Plotting code records:
>> begin

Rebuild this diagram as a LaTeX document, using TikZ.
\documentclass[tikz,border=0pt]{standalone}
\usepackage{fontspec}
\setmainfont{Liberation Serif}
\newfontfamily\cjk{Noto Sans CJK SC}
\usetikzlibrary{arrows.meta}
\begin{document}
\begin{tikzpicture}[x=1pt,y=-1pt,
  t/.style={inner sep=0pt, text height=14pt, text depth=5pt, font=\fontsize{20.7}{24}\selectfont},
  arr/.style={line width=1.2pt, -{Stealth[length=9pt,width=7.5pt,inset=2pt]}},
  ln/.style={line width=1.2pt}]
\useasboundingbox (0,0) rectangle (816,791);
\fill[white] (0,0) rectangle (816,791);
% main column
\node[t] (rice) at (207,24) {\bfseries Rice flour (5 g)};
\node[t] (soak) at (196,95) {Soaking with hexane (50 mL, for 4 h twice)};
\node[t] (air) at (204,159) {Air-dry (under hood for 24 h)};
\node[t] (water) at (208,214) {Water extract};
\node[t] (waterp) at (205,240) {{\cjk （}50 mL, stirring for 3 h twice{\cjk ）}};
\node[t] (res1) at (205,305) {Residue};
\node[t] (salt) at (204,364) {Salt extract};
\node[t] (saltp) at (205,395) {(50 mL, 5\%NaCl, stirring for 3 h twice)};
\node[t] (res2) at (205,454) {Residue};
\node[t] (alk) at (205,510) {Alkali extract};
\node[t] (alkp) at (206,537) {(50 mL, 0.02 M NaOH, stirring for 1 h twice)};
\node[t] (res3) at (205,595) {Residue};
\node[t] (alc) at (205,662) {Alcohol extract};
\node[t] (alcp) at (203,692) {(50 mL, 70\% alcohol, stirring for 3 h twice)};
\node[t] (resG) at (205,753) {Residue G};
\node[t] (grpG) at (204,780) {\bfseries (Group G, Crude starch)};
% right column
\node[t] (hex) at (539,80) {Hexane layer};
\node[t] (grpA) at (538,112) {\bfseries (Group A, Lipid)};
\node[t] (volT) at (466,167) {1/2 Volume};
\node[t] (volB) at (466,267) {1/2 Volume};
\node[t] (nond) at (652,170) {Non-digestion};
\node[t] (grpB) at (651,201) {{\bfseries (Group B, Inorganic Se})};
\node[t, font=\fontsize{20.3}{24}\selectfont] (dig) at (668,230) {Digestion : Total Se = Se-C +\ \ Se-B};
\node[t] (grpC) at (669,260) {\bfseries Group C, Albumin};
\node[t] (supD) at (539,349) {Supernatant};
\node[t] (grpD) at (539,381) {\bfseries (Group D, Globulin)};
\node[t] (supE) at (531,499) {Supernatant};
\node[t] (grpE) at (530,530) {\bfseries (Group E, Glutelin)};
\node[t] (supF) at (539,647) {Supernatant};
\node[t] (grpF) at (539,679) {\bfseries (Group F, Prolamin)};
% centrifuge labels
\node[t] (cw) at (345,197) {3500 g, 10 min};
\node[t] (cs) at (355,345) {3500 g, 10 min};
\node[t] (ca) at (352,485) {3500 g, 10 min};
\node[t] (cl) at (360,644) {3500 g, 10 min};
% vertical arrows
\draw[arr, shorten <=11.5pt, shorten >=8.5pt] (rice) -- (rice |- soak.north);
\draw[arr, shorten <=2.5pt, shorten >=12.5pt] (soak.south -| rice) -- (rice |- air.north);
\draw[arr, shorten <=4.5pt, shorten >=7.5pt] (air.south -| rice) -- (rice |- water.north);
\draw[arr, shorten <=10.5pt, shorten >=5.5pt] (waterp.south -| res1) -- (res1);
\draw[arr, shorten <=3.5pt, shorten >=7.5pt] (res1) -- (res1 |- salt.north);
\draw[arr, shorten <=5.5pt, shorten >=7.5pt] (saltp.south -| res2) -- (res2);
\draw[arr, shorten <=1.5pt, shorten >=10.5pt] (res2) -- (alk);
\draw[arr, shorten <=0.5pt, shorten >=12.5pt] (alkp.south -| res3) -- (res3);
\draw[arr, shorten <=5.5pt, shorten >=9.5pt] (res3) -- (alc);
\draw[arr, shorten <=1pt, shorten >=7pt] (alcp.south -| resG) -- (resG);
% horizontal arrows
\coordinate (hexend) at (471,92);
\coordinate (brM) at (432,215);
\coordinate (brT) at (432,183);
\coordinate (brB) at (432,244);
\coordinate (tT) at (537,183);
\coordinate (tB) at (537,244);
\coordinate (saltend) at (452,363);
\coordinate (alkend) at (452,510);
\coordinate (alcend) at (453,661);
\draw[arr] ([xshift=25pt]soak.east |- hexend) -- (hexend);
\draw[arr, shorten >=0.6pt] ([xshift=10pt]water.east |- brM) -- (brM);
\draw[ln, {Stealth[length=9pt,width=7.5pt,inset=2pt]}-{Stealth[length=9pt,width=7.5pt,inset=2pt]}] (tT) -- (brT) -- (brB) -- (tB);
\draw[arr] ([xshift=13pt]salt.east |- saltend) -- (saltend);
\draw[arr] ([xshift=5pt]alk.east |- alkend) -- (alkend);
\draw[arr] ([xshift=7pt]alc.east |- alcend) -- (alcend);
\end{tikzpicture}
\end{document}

>> end
>> begin

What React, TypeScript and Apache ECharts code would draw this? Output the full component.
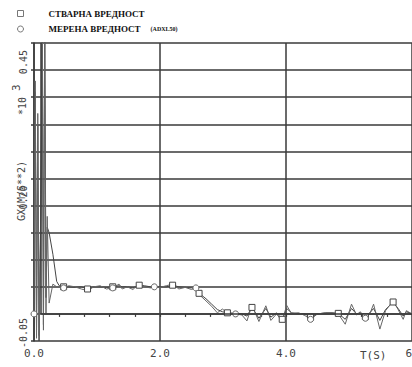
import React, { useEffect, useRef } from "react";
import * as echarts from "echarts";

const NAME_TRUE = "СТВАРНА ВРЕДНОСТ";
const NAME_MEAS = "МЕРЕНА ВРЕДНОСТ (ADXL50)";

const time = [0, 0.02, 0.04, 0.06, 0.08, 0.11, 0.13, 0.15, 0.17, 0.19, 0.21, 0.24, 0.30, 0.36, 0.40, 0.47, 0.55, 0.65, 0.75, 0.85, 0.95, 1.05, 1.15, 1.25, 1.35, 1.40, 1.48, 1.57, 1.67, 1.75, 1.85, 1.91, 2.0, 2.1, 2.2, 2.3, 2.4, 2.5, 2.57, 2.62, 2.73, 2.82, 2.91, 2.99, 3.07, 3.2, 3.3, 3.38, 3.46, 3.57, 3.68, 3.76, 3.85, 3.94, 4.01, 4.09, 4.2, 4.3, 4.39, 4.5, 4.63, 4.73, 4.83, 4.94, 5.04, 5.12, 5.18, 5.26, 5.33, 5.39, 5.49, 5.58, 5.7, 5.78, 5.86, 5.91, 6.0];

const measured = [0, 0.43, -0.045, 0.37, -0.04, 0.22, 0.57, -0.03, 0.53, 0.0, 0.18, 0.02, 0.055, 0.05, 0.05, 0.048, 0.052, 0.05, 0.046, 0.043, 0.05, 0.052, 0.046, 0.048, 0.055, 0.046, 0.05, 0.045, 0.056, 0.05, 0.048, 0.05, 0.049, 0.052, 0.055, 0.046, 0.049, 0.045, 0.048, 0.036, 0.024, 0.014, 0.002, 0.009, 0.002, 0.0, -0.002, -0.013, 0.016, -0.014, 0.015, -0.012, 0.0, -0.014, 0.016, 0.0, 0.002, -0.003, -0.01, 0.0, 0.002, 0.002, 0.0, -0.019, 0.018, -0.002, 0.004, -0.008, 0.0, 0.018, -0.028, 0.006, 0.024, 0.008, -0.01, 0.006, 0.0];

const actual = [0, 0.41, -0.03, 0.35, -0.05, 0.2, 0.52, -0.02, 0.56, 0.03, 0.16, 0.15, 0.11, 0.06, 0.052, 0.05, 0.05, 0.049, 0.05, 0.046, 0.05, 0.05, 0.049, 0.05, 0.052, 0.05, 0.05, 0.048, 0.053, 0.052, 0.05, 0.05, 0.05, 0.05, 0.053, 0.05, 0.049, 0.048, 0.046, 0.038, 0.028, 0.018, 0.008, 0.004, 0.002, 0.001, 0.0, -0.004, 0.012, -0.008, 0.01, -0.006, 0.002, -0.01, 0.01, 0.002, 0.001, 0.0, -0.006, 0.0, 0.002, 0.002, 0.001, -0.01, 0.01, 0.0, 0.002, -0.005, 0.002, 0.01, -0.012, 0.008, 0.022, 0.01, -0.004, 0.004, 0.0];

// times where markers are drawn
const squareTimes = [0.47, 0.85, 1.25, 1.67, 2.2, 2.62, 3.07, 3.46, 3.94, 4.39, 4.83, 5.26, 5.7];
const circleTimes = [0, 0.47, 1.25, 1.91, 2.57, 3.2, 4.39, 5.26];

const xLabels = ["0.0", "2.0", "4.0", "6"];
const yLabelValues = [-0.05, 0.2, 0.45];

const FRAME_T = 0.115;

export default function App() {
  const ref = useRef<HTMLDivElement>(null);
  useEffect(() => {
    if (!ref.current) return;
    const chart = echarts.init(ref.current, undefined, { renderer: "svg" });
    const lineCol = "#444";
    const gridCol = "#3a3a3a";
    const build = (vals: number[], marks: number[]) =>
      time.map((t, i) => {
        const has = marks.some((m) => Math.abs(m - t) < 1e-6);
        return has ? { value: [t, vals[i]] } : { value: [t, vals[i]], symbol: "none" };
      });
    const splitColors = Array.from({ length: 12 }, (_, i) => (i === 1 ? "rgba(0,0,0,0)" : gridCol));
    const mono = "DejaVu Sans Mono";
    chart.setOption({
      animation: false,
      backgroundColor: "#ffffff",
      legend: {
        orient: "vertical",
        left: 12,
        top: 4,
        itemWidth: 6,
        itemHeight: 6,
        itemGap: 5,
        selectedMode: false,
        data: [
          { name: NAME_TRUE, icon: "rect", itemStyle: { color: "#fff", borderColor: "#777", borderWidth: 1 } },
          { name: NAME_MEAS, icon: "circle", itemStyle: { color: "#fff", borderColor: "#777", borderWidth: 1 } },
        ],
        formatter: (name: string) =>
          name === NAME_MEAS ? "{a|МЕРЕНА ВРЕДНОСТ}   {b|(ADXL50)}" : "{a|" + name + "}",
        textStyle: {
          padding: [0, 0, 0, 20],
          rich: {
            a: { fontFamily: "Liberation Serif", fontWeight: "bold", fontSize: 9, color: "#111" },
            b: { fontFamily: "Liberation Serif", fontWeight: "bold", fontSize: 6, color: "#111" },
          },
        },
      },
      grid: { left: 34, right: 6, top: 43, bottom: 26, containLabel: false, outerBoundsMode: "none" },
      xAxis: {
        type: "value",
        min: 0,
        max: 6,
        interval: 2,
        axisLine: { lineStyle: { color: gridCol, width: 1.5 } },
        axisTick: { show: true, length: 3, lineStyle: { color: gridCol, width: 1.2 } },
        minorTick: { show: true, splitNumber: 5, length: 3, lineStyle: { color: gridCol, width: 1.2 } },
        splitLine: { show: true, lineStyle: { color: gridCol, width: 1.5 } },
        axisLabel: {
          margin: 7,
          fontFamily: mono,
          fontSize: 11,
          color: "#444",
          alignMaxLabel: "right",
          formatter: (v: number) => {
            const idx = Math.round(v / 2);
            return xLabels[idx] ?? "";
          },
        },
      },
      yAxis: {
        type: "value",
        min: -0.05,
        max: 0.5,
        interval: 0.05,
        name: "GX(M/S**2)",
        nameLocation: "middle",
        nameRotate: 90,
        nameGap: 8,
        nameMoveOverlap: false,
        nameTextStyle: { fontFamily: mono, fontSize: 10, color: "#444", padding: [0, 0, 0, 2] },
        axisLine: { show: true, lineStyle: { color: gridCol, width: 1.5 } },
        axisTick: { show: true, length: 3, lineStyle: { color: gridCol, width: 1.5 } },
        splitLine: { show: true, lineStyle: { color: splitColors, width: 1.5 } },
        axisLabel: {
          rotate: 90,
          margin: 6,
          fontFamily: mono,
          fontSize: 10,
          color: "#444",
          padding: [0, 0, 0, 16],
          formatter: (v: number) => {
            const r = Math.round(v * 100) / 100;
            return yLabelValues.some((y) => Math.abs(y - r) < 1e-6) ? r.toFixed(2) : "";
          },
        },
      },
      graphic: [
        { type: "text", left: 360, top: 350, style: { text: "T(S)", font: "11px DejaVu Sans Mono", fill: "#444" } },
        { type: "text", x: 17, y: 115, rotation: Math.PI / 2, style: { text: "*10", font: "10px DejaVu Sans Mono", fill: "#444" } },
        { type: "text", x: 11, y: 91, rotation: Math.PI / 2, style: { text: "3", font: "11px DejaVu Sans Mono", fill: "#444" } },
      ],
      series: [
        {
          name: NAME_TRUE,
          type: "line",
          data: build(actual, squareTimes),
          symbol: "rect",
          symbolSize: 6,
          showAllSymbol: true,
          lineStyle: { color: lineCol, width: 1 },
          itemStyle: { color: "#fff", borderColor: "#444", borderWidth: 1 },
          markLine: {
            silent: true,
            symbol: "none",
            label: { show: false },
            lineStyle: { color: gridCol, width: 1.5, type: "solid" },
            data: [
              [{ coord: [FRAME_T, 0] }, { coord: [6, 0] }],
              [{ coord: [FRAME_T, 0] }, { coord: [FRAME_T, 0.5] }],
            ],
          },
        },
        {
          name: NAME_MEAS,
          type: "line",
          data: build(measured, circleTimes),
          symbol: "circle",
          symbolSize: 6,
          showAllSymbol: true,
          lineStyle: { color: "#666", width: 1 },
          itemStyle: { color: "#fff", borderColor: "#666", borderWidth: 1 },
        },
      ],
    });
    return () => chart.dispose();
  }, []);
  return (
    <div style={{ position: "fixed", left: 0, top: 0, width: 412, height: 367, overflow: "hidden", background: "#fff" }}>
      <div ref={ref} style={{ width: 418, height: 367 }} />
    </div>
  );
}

>> end

• Task to complete: Above are entries; state the number of lines among them that contain "React", and nothing else.

• Answer below: 2